CI/CD transforms deployments from risky, manual events into safe, repeatable, automated flows.
Modern systems are not only built well — they are released well.
What Is CI/CD?
CI — Continuous Integration
Developers frequently merge code into a shared repository where automated builds and tests run.
CD — Continuous Delivery / Deployment
Code is automatically prepared and released to environments with minimal human intervention.
Together, they create fast, reliable release cycles.
Why CI/CD Is Essential in Modernization
Legacy release problems:
Manual builds
Environment mismatches
Last‑minute bugs
Downtime during deployment
Fear of releasing changes
Slow rollback
CI/CD eliminates these by making releases predictable and automated.
Core Benefits
Faster feature delivery
Reduced human error
Automated testing
Safe rollbacks
Consistent environments
Developer productivity
Higher software quality
Typical CI/CD Pipeline Flow
Code Commit – Developer pushes code
Build Stage – Application compiles automatically
Automated Tests – Unit & integration tests run
Artifact Creation – Versioned package/container created
Deployment to Staging – QA validation
Production Release – Automated or approval‑based
Every step is scripted and repeatable.
Tools Commonly Used
Azure DevOps Pipelines
GitHub Actions
GitLab CI/CD
Jenkins
Bitbucket Pipelines
Tool choice matters less than process discipline.
Best Practices
1. Automate Testing Early
Without automated tests, CI/CD becomes fast failure delivery.
Include:
Unit tests
API tests
UI smoke tests
Security scans
2. Environment Parity
Dev, QA, and Production should be as similar as possible.
Containers and Infrastructure‑as‑Code help achieve this.

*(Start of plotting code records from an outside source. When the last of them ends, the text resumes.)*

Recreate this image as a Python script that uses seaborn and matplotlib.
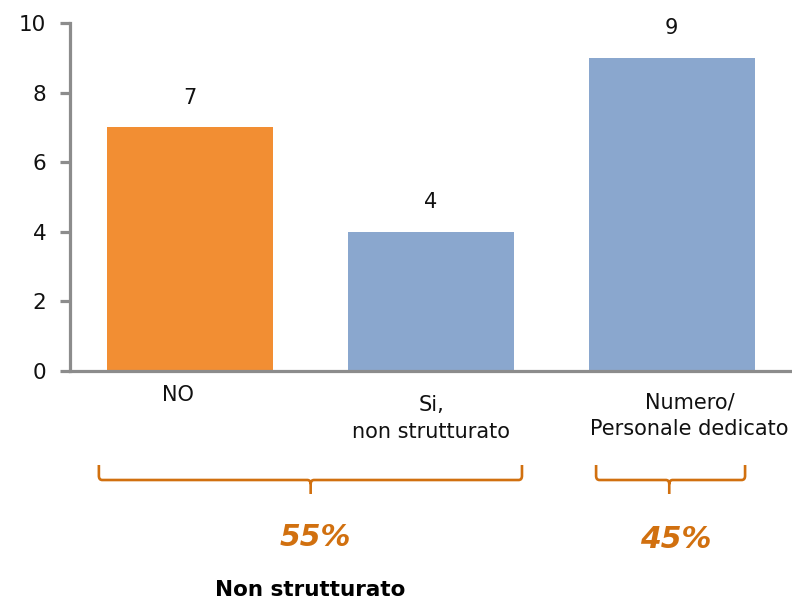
import matplotlib
matplotlib.use("Agg")
import matplotlib.pyplot as plt
from matplotlib.path import Path
from matplotlib.patches import PathPatch
import seaborn as sns
import pandas as pd

# Data
categories = ["NO", "Si,\nnon strutturato", "Numero/\nPersonale dedicato"]
values = [7, 4, 9]
bar_colors = ["#F28E33", "#8AA7CE", "#8AA7CE"]
y_ticks = [0, 2, 4, 6, 8, 10]
group_labels = ["55%", "45%"]
group_title = "Non strutturato"

df = pd.DataFrame({"cat": categories, "val": values})

sns.set_theme(style="white")
plt.rcParams["font.family"] = ["DejaVu Sans"]

H = 602
AX_TOP, AX_BOTTOM = 23, 371
fig = plt.figure(figsize=(7.92, 6.02), dpi=100)
ax = fig.add_axes([70 / 792, 1 - AX_BOTTOM / H, 1 - 70 / 792, (AX_BOTTOM - AX_TOP) / H])


def ay(py):
    """Pixel row -> axes fraction for text below the plot."""
    return (AX_BOTTOM - py) / (AX_BOTTOM - AX_TOP)


sns.barplot(data=df, x="cat", y="val", hue="cat", palette=bar_colors,
            width=0.69, saturation=1, legend=False, ax=ax, linewidth=0)

ax.set_xlim(-0.5, 2.5)
ax.set_ylim(0, 10)
ax.set_yticks(y_ticks)
ax.set_yticklabels([str(t) for t in y_ticks], fontsize=15.5, color="#111111")
ax.set_xticks([])
ax.set_xlabel("")
ax.set_ylabel("")

axis_gray = "#8C8C8C"
for side in ["top", "right"]:
    ax.spines[side].set_visible(False)
for side in ["left", "bottom"]:
    ax.spines[side].set_color(axis_gray)
    ax.spines[side].set_linewidth(2.3)
ax.tick_params(axis="y", length=7, width=2.3, color=axis_gray, pad=10, left=True)

# Value labels above bars
for i, v in enumerate(values):
    ax.annotate(str(v), (i, v), xytext=(0, 21.5), textcoords="offset points",
                ha="center", va="center", fontsize=15, color="#111111")

# Category labels beneath the axis, one line at a time
xt = ax.get_xaxis_transform()
label_dx = [-0.05, 0.0, 0.075]
label_row = [395, 405, 402]
line_gap = 27
for i, lab in enumerate(categories):
    for k, line in enumerate(lab.split("\n")):
        ax.text(i + label_dx[i], ay(label_row[i] + k * line_gap), line,
                transform=xt, ha="center", va="center",
                fontsize=15, color="#111111")

# Brackets grouping the categories
brace_color = "#D1700F"


def brace(x0, x1, xm):
    top, mid, tip = ay(465), ay(480), ay(494)
    r = 0.014
    ry = 0.012
    verts = [
        (x0, top), (x0, mid + ry), (x0, mid), (x0 + r, mid),
        (xm - r, mid), (xm, mid), (xm, mid - ry), (xm, tip),
        (xm, mid - ry), (xm, mid), (xm + r, mid),
        (x1 - r, mid), (x1, mid), (x1, mid + ry), (x1, top),
    ]
    codes = [Path.MOVETO, Path.LINETO, Path.CURVE3, Path.CURVE3,
             Path.LINETO, Path.CURVE3, Path.CURVE3, Path.LINETO,
             Path.MOVETO, Path.CURVE3, Path.CURVE3,
             Path.LINETO, Path.CURVE3, Path.CURVE3, Path.LINETO]
    patch = PathPatch(Path(verts, codes), transform=xt, fill=False,
                      edgecolor=brace_color, linewidth=1.9, clip_on=False,
                      capstyle="butt", joinstyle="round")
    ax.add_patch(patch)


brace(-0.38, 1.378, 0.5)
brace(1.686, 2.305, 1.99)

ax.text(0.52, ay(537), group_labels[0], transform=xt, ha="center", va="center",
        fontsize=21.5, fontstyle="italic", fontweight="bold", color=brace_color)
ax.text(2.015, ay(540), group_labels[1], transform=xt, ha="center", va="center",
        fontsize=21.5, fontstyle="italic", fontweight="bold", color=brace_color)
ax.text(0.5, ay(590), group_title, transform=xt, ha="center", va="center",
        fontsize=15.5, fontweight="bold", color="#000000")

fig.savefig("out.png", dpi=100)
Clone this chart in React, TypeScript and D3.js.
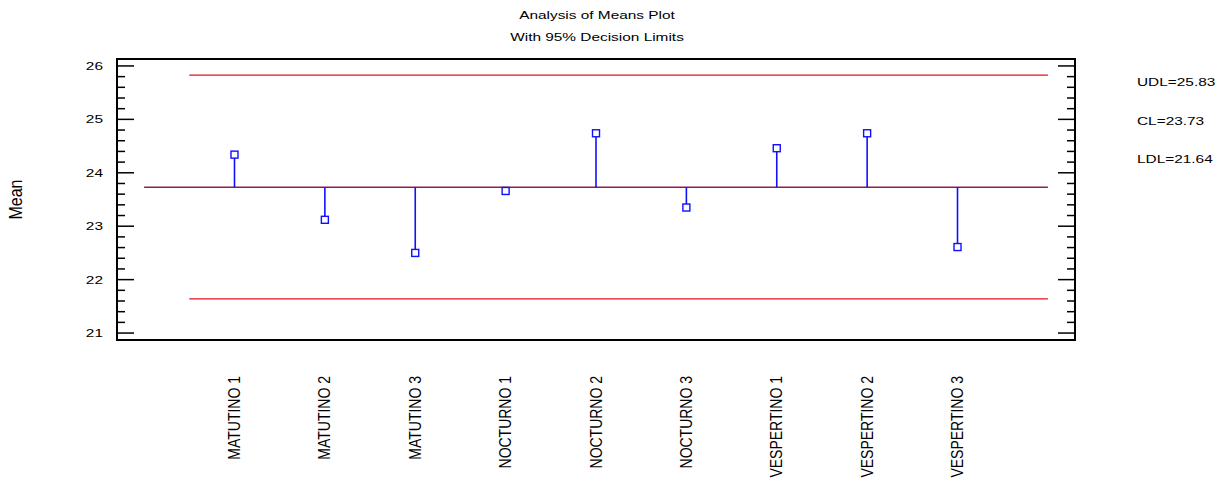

3. Small, Frequent Releases
Large releases increase risk.
Small releases increase confidence.
4. Version Everything
Code, database migrations, configurations, and artifacts must be version‑controlled.
5. Rollback Strategy
Every deployment should have a clear rollback path within minutes.
Deployment Strategies
Blue–Green Deployment – Two environments, instant switch
Canary Releases – Gradual rollout to small user groups
Rolling Updates – Incremental instance replacement
Choose based on risk tolerance and system scale.
Common Mistakes
No automated tests
Manual configuration changes
Ignoring database migration scripts
Deploying directly to production
No monitoring after release
Over‑complex pipelines
Automation should simplify, not complicate.
Success Indicators
CI/CD is successful when:
Releases happen weekly or daily, not monthly
Deployment time reduces drastically
Rollbacks are quick and safe
Bugs are detected earlier
Teams gain confidence in shipping changes
Downtime becomes rare
Final Thought
CI/CD is the engine of modern delivery.
It converts modernization from a one‑time project into a continuous evolution process.
You are not just deploying software —
you are enabling constant, low‑risk innovation.